The Google Plus Paradox
You could argue that an amalgamation of all three would not look very different from today’s Google Plus. But such a network would have the “chicken-and-egg” problem to overcome. Being attractive to the Producers is good, but then who would they preach to, if there are not enough Consumers and Influencers? However, Google Plus, in particular, did not have this problem. With Google already being as big as it was, you would have expected that they would take the cake and eat it too. But here is the problem: having a follow model (rather than the 2-way handshake) for building connections also means that discussions are a low priority. However, that is not the case with Google Plus. In fact, just because anybody can follow you, it also means that anybody can comment on your tweets (or posts). And therein lies the problem. Sure there are setting to disallow people from commenting, but then that is not the natural thing to do. Also, thinking about restrictions makes it look more like the comments section on a blog, rather than a discussion. So most comments are spam or go un-answered by the Producer. So, in a sense, by trying to be all-in-one, Google Plus runs the risk of being neither-here-nor-there!
So, there you have it, different platforms for different people.
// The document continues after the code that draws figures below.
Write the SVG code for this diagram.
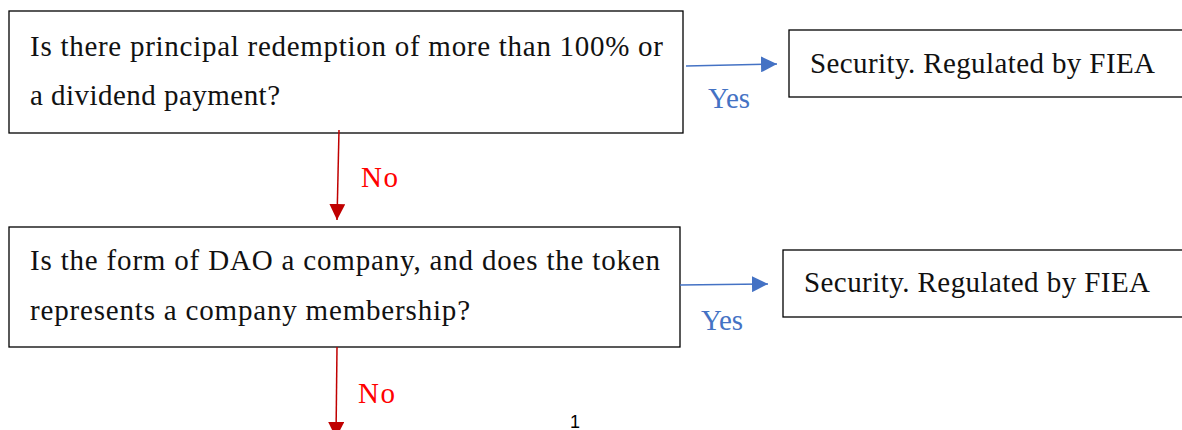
<svg xmlns="http://www.w3.org/2000/svg" width="1182" height="430" viewBox="0 0 1182 430">
<defs>
<marker id="ab" viewBox="0 0 10 10" refX="10" refY="5" markerWidth="16" markerHeight="16" markerUnits="userSpaceOnUse" orient="auto"><path d="M0,0 L10,5 L0,10 z" fill="#4472C4"/></marker>
<marker id="ar" viewBox="0 0 10 10" refX="10" refY="5" markerWidth="16" markerHeight="16" markerUnits="userSpaceOnUse" orient="auto"><path d="M0,0 L10,5 L0,10 z" fill="#C00000"/></marker>
</defs>
<style>
.box{fill:#fff;stroke:#000;stroke-width:1.3}
.t{font-family:"Liberation Serif","DejaVu Serif",serif;font-size:29px;fill:#111}
.yes{font-family:"Liberation Serif",serif;font-size:29px;fill:#4472C4}
.no{font-family:"Liberation Serif",serif;font-size:29px;fill:#FF0000}
.cb{stroke:#4472C4;stroke-width:1.5;fill:none}
.cr{stroke:#C00000;stroke-width:1.5;fill:none}
</style>
<rect width="1182" height="430" fill="#fff"/>
<g id="q1"><rect class="box" x="9" y="11" width="674" height="122"/>
<text class="t" x="30" y="56" textLength="633" lengthAdjust="spacing">Is there principal redemption of more than 100% or</text>
<text class="t" x="30" y="105" textLength="250" lengthAdjust="spacing">a dividend payment?</text></g>
<g id="r1"><rect class="box" x="789" y="30" width="400" height="67"/>
<text class="t" x="810" y="73" textLength="345" lengthAdjust="spacing">Security. Regulated by FIEA</text></g>
<g id="q2"><rect class="box" x="9" y="227" width="671" height="120"/>
<text class="t" x="30" y="270" textLength="630" lengthAdjust="spacing">Is the form of DAO a company, and does the token</text>
<text class="t" x="30" y="320" textLength="440" lengthAdjust="spacing">represents a company membership?</text></g>
<g id="r2"><rect class="box" x="783" y="250" width="406" height="67"/>
<text class="t" x="804" y="292" textLength="346" lengthAdjust="spacing">Security. Regulated by FIEA</text></g>
<g id="connectors">
<line class="cb" x1="686" y1="66" x2="777" y2="64" marker-end="url(#ab)"/>
<text class="yes" x="708" y="108" textLength="42" lengthAdjust="spacing">Yes</text>
<line class="cr" x1="339" y1="130" x2="337" y2="220" marker-end="url(#ar)"/>
<text class="no" x="361" y="187" textLength="37" lengthAdjust="spacing">No</text>
<line class="cb" x1="680" y1="285" x2="768" y2="284" marker-end="url(#ab)"/>
<text class="yes" x="701" y="330" textLength="42" lengthAdjust="spacing">Yes</text>
<line class="cr" x1="337" y1="347" x2="336" y2="438" marker-end="url(#ar)"/>
<text class="no" x="358" y="403" textLength="37" lengthAdjust="spacing">No</text>
</g>
<text x="570" y="428" font-family="Liberation Sans,sans-serif" font-size="18" fill="#000">1</text>
</svg>
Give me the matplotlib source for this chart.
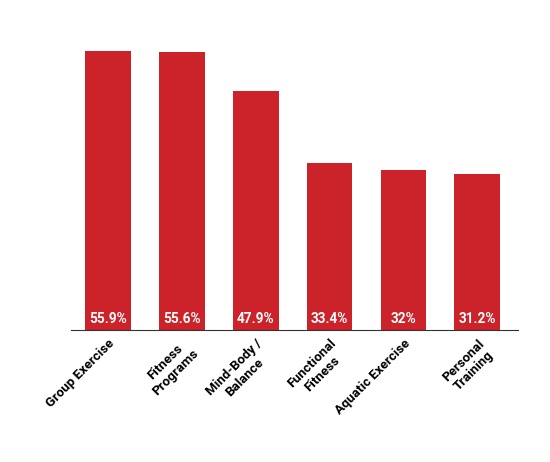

The good or the bad part (depending on the way you look at it) is that no platform can cater to all kinds of people at the same time. Atleast I don’t think so. Invariably, there are features that cater to one kind of people and are not conducive to the other two. So, every social network of the future, will have to make a choice of who they want to cater to most, bet big on them and hope the other two categories will follow. And since many of us wear different hats at different times, we benefit most by being on all three platforms.